Que faire ? L'étape la plus importante pour
les représentants qui préparent la conférence de Copenhague est d'adopter des
politiques nationales qui améliorent l'efficacité énergétique et réduisent les
émissions de gaz à effet de serre. Les Etats-Unis ont enfin pris des mesures
dans ce sens en adoptant de nouvelles normes, beaucoup plus contraignantes,
d'efficacité énergétique pour les voitures. Une réglementation adaptée peut
améliorer les économies d'énergie des appareils ménagers, des maisons et des
machines. Une telle démarche devrait plaire autant aux pays riches que pauvres,
car elle permettrait de réduire les dépenses consacrées à l'énergie et la
dépendance envers les importations de pétrole.

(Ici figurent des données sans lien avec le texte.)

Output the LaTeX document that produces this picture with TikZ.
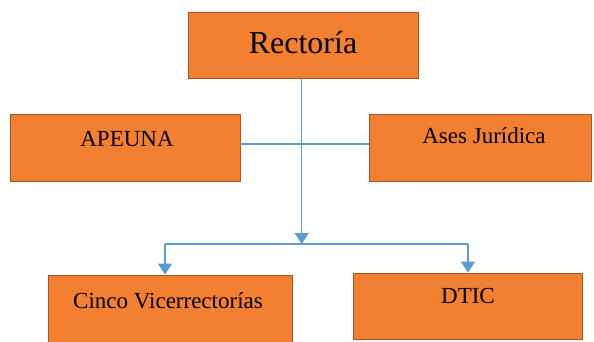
\documentclass[tikz,border=0pt]{standalone}
\usepackage{fontspec}
\setmainfont{Liberation Serif}
\usetikzlibrary{arrows.meta}
\definecolor{boxfill}{RGB}{242,128,48}
\definecolor{boxline}{RGB}{170,85,30}
\definecolor{linkblue}{RGB}{91,155,213}
\begin{document}
\begin{tikzpicture}[x=1pt,y=-1pt,
  orgbox/.style={draw=boxline,line width=0.9pt,fill=boxfill,inner sep=0pt},
  lbl/.style={anchor=base,inner sep=0pt,font=\fontsize{23}{26}\selectfont},
  link/.style={draw=linkblue,line width=1.4pt},
  arr/.style={link,-{Triangle[width=14pt,length=11pt]}}]
\useasboundingbox (0,0) rectangle (594,341);
\clip (0,0) rectangle (594,341);
% boxes
\node[orgbox,minimum width=230pt,minimum height=66pt] (rect) at (303,45) {};
\node[orgbox,minimum width=230pt,minimum height=67pt] (apeuna) at (125,147.5) {};
\node[orgbox,minimum width=222pt,minimum height=67pt] (ases) at (480,147.5) {};
\node[orgbox,minimum width=244pt,minimum height=72pt] (cinco) at (170,311) {};
\node[orgbox,minimum width=229pt,minimum height=66pt] (dtic) at (467.5,306) {};
% texts
\node[lbl,font=\fontsize{32}{35}\selectfont] (trect) at (303,53) {Rectoría};
\node[lbl] (tapeuna) at (127,146) {APEUNA};
\node[lbl] (tases) at (484,143) {Ases Jurídica};
\node[lbl] (tcinco) at (168,308) {Cinco Vicerrectorías};
\node[lbl] (tdtic) at (468,303) {DTIC};
% connectors
\coordinate (hl) at (0,144);
\coordinate (junc) at (301.7,244);
\coordinate (jl) at (165,244);
\coordinate (jr) at (468,244);
\draw[link] (apeuna.east |- hl) -- (ases.west |- hl);
\draw[arr] (rect.south -| junc) -- (junc);
\draw[link] (jl) -- (jr);
\draw[arr] (jl) -- (jl |- cinco.north);
\draw[arr] (jr) -- (jr |- dtic.north);
\end{tikzpicture}
\end{document}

Des actions coordonnées au plan national ne
sont pas la même chose que l'unilatéralisme. Il n'y a pas de réponse
unilatérale à un défi mondial. Mais définir ce défi comme mondial ne signifie
pas pour autant que la seule réponse réside dans un traité ambitieux, formel et
international. Bien qu'un accord de ce genre soit souhaitable, il n'est pas une
option envisageable dans l'avenir immédiat. L'objectif des représentants de
près de 200 pays qui se réuniront à Copenhague ne doit pas être l'adoption d'un
unique accord mondial, mais plutôt d'une série d'accords plus modestes.
Le charbon est un bon point de départ,
puisqu'il continuera à représenter la part du lion de l'électricité mondiale
dans les décennies à venir. Un partage plus généralisé des technologies du
charbon propre est nécessaire, tout comme la poursuite de la mise au point des
centrales de nouvelle génération. L'énergie nucléaire, ainsi que les formes
d'énergie renouvelable, comme les énergies solaire et éolienne, sont d'autres
domaines qui méritent une attention. Là aussi, des mécanismes de partage des
nouvelles technologies sont nécessaires, ainsi qu'une aide financière
permettant aux pays les plus pauvres d'y avoir accès contre l'adoption de
politiques visant à réduire les gaz à effet de serre.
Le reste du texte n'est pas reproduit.